Andreas Hardeman of the International Air Transport Association said civil aviation carried more than 65 billion passengers in its first century, and will equal that total in the first 15 years of its second century. “If aviation were a state, it would be an emerging economy,” he said. “We are growing mostly because the global economy is growing, and the global economy is growing because we are.”

He said the flights that brought participants to the conference emitted half as much carbon on average as they would have in 1990, and estimated the industry has avoided 7.7 gigatonnes of emissions since that year.

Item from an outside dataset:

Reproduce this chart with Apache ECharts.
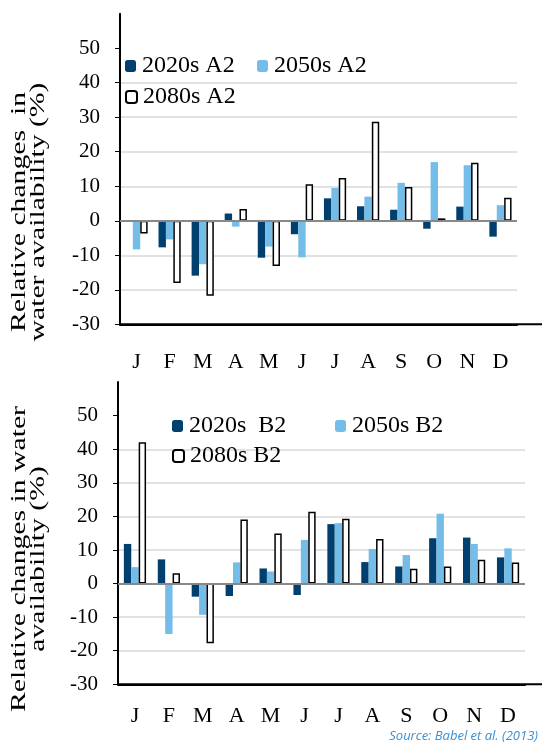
<!DOCTYPE html>
<html>
<head>
<meta charset="utf-8">
<script src="https://cdn.jsdelivr.net/npm/echarts@6/dist/echarts.min.js"></script>
<style>
html,body{margin:0;padding:0;background:#fff;}
#chart{width:542px;height:749px;}
</style>
</head>
<body>
<div id="chart"></div>
<script>
// ---- data ----
var months = ['J','F','M','A','M','J','J','A','S','O','N','D'];
var yTicks = [-30,-20,-10,0,10,20,30,40,50];

var a2_2020 = [0, -7.7, -15.9, 2.1, -10.7, -3.9, 6.5, 4.2, 3.2, -2.3, 4.1, -4.6];
var a2_2050 = [-8.3, -5.4, -12.6, -1.7, -7.5, -10.6, 9.5, 7.0, 11.0, 17.0, 16.1, 4.5];
var a2_2080 = [-3.7, -18.0, -21.7, 3.4, -13.1, 10.6, 12.4, 28.7, 9.8, 0.7, 16.8, 6.7];

var b2_2020 = [11.8, 7.2, -3.9, -3.7, 4.5, -3.4, 17.7, 6.4, 5.1, 13.5, 13.7, 7.8];
var b2_2050 = [4.9, -15.0, -9.3, 6.3, 3.6, 13.0, 18.0, 10.3, 8.5, 20.8, 11.8, 10.5];
var b2_2080 = [42.1, 3.1, -17.8, 19.1, 14.9, 21.4, 19.3, 13.3, 4.4, 5.1, 7.1, 6.3];

var namesA = ['2020s A2', '2050s A2', '2080s A2'];
var namesB = ['2020s  B2', '2050s B2', '2080s B2'];

// ---- styles ----
var NAVY = '#003f6e';
var LIGHT = '#74bde9';
var FONT = '"Liberation Serif", "Times New Roman", serif';

var grids = [
  {left: 120, top: 13.7, width: 397, height: 310.6},
  {left: 118, top: 382.1, width: 407, height: 302.2}
];

var chart = echarts.init(document.getElementById('chart'));

function xAxisFor(gi, margin) {
  return {
    type: 'category', gridIndex: gi, data: months,
    axisLine: {show: true, onZero: false, lineStyle: {color: '#000', width: 2}},
    axisTick: {show: false},
    axisLabel: {color: '#000', fontFamily: FONT, fontSize: 22, margin: margin},
    splitLine: {show: false}
  };
}
function yAxisFor(gi) {
  return {
    type: 'value', gridIndex: gi, min: -30, max: 60, interval: 10,
    axisLine: {show: true, onZero: false, lineStyle: {color: '#000', width: 2}},
    axisTick: {show: true, length: 5, inside: false, customValues: yTicks, lineStyle: {color: '#000', width: 1}},
    axisLabel: {color: '#000', fontFamily: FONT, fontSize: 21, margin: 20, customValues: yTicks},
    splitLine: {show: true, showMinLine: false, showMaxLine: false, lineStyle: {color: '#d9d9d9', width: 1.5}}
  };
}
function bars(names, d1, d2, d3, gi) {
  var zeroLine = {
    silent: true, symbol: 'none', label: {show: false},
    lineStyle: {color: '#888', width: 2, type: 'solid'},
    data: [{yAxis: 0}], animation: false
  };
  return [
    {name: names[0], type: 'bar', xAxisIndex: gi, yAxisIndex: gi, data: d1, barWidth: 7.4, barGap: '0%',
     itemStyle: {color: NAVY}, markLine: zeroLine, z: 2},
    {name: names[1], type: 'bar', xAxisIndex: gi, yAxisIndex: gi, data: d2, barWidth: 7.4, barGap: '0%',
     itemStyle: {color: LIGHT}, z: 2},
    {name: names[2], type: 'bar', xAxisIndex: gi, yAxisIndex: gi, data: d3, barWidth: 7.4, barGap: '0%',
     itemStyle: {color: '#fff', borderColor: '#000', borderWidth: 1.5}, z: 2}
  ];
}
function leg(name, left, top) {
  return {
    data: [name], left: left, top: top, orient: 'horizontal',
    itemWidth: 11, itemHeight: 12, itemGap: 0, padding: 0,
    textStyle: {color: '#000', fontFamily: FONT, fontSize: 24, padding: [0, 0, 0, 1]},
    selectedMode: false
  };
}
function baseLine(g) {
  var y = g.top + g.height;
  return {type: 'line', z: 10, shape: {x1: g.left - 1, y1: y, x2: 542, y2: y},
          style: {stroke: '#000', lineWidth: 2}};
}

var option = {
  animation: false,
  backgroundColor: '#fff',
  grid: grids,
  xAxis: [xAxisFor(0, 27), xAxisFor(1, 21)],
  yAxis: [yAxisFor(0), yAxisFor(1)],
  legend: [
    leg(namesA[0], 125, 54),
    leg(namesA[1], 257, 54),
    leg(namesA[2], 125, 85),
    leg(namesB[0], 172, 414),
    leg(namesB[1], 335, 414),
    leg(namesB[2], 172, 444)
  ],
  series: bars(namesA, a2_2020, a2_2050, a2_2080, 0).concat(bars(namesB, b2_2020, b2_2050, b2_2080, 1)),
  graphic: [
    {type: 'text', x: 29, y: 212, rotation: Math.PI / 2, scaleX: 1.35,
     style: {text: 'Relative changes  in\nwater availability (%)', fontFamily: FONT, fontSize: 22, lineHeight: 19,
             align: 'center', verticalAlign: 'middle', fill: '#000'}},
    {type: 'text', x: 29, y: 559, rotation: Math.PI / 2, scaleX: 1.35,
     style: {text: 'Relative changes in water\navailability (%)', fontFamily: FONT, fontSize: 22, lineHeight: 19,
             align: 'center', verticalAlign: 'middle', fill: '#000'}},
    baseLine(grids[0]),
    baseLine(grids[1]),
    {type: 'text', right: 4, top: 730,
     style: {text: 'Source: Babel et al. (2013)', fontFamily: '"Open Sans", "Noto Sans", sans-serif', fontStyle: 'italic',
             fontSize: 13, fill: '#3b8fd0'}}
  ]
};
chart.setOption(option);
</script>
</body>
</html>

The industry’s voluntary sectoral target—which Hardeman cast as “an early expression, almost, of our own INDCs within the sector”—calls for a 1.5% fuel efficiency improvement per year, stabilization of net emissions at 2020 levels through “carbon-neutral growth”, and a 50% emissions reduction from 2005 levels by 2050.

At the time of the 2009 IATA declaration, Assistant Director Quentin Browell acknowledged that the annual efficiency improvement would be more than outweighed by a 5% annual increase in air travel. That meant the industry was defining a compound annual increase in emissions of 3.5% leading to an output of almost 910 million tons per year in 2020 and more than a 50% emissions increase in just over a decade, as “carbon neutrality.”

Lucas Chancel, Coordinator of the World Inequality Report at the Paris School of Economics, called for a global tax on airline tickets to generate funds for climate adaptation finance and account for the fact that air travel—unlike other modes of transport—is not subject to national fuel taxes. He described that gap as “massive tax evasion” and a form of government subsidy for aviation and fossil fuels.